= Joe Palooka Meets Humphrey =

1950 film by Jean Yarbrough

Joe Palooka Meets Humphrey is a 1950 film in the Joe Palooka series directed by Jean Yarbrough.

==Plot==
When their car veers off the road en route to their honeymoon, Joe Palooka and new wife Anne are rescued by a sweet lummox, Humphrey Pennyworth, who has amazing strength. Back at Joe's house, Knobby Walsh, concerned about newspaper reports that Joe intends to retire from boxing, visits and spends the night, causing a rift between Joe and Anne.

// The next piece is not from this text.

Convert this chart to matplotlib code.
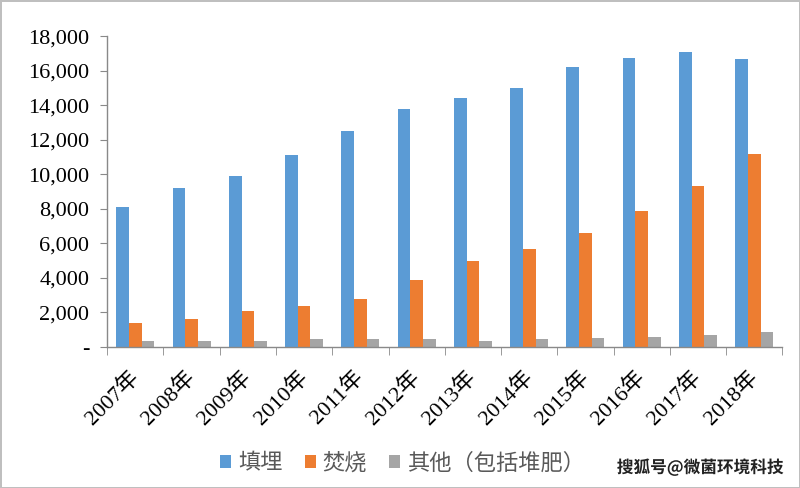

A charity fight is arranged in which Joe will raise funds for a boys' club. When his scheduled opponent, Johnson, speaks an insulting remark, Humphrey flattens him. Johnson's shifty manager Belden now wants Humphrey to fight Joe instead, but Humphrey only wants to eat. Belden tells lies about Joe, persuading the gullible Humphrey to step into the ring. Belden's thugs attack Knobby, who has been pretending to be British boxing manager Lord Cecil. Joe's punches barely affect Humphrey, but without having eaten all day, Humphrey becomes dizzy from hunger. Joe defeats him, Belden is arrested and Humphrey's sister Prunella brings him a pie.

==Cast==
- Leon Errol as Knobby / Lord Cecil
- Joe Kirkwood, Jr. as Joe Palooka
- Elyse Knox as Anne
- Robert Coogan as Humphrey
- Jerome Cowan as Belden
- Joe Besser as Carlton
- Donald MacBride as Mayor

== Reception ==
The Los Angeles Times called the film "an original and outrageous comedy".